O Ministério de Ciência e Tecnologia chegou a divulgar os primeiros estudos com a fosfoetanolamina. Os estudos mostraram que não há evidências de toxicidade na substância produzida primeiramente por Chierice, mas ela não é pura e contém outros compostos em sua fórmula. Ela também não teria ação de destruição do tumor (o chamado efeito citotóxico) in vitro.
Na época, o ministro Celso Pansera chegou a cogitar que a substância fosse aprovada como suplemento alimentar para evitar que pacientes recorressem a fontes desconhecidas
Na Unicamp, o químico e professor Luiz Carlos Dias, que também realizou testes com a fosfoetanolamina, diz que o efeito antitumoral da droga é, na verdade, causado pela monoetalonamina. O pesquisador diz ainda que o benefício se mostrou brando, e não se compara ao de outras drogas existentes. Os testes iniciais foram feitos in vitro.
A liberação do uso da fosfoetanolamina antes da conclusão dos testes chegou a ser objeto de lei, aprovada na Câmara Federal e no Senado e sancionada pela presidente Dilma Rousseff. Em maio desse ano, no entanto, o STF derrubou a lei em caráter liminar. A ação foi movida pela Associação Médica Brasileira (AMB).
A hipótese de ação do composto
O site de notícias G1 divulgou em agosto relatos sobre o sucesso da droga e de pessoas desesperadas na busca pelo medicamento. O portal também relata as várias tentativas dos pesquisadores da USP de realizar parcerias para mais estudos. Menciona ainda pessoas que criaram uma rede alternativa de distribuição.
Segundo o G1, as pesquisas com o composto começaram nos anos 1930 (artigos recentes sobre a droga relatam outra data, usando como referência uma publicação na revista Nature nos anos 1950 sobre a ação da substância em tumores bovinos). As pesquisas da USP são dos anos 1990. O mecanismo de ação do composto seria sobre o sistema imunológico.

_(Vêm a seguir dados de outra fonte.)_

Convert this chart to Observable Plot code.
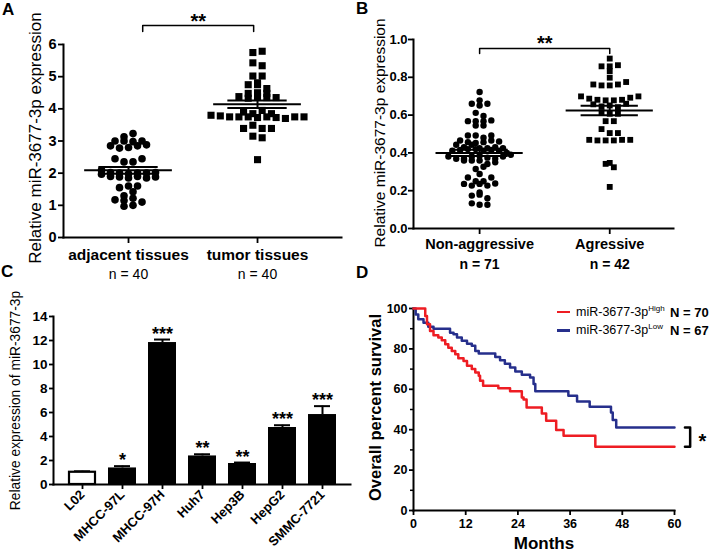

No site, um dos pesquisadores explicou as vias pelas quais a droga seria eficaz. Ele disse que a característica de um tumor é ter citoplasma ácido (espaço dentro da célula, preenchido por um fluido), DNA modificado e pouco ATP (composto que armazena energia; quando necessário, ele é quebrado para que o corpo funcione).
Na célula, o citoplasma e a mitocôndria (estrutura responsável pela respiração celular) produzem energia. Só que a mitocôndria não funciona se o citoplasma estiver ácido porque ela precisa de gordura – que não se ‘transporta’ em meio ácido. O que a fosfoetanolamina proporcionaria é a devolução da gordura, permitindo à mitocôndria funcionar normalmente nas células tumorais, o que combateria o câncer.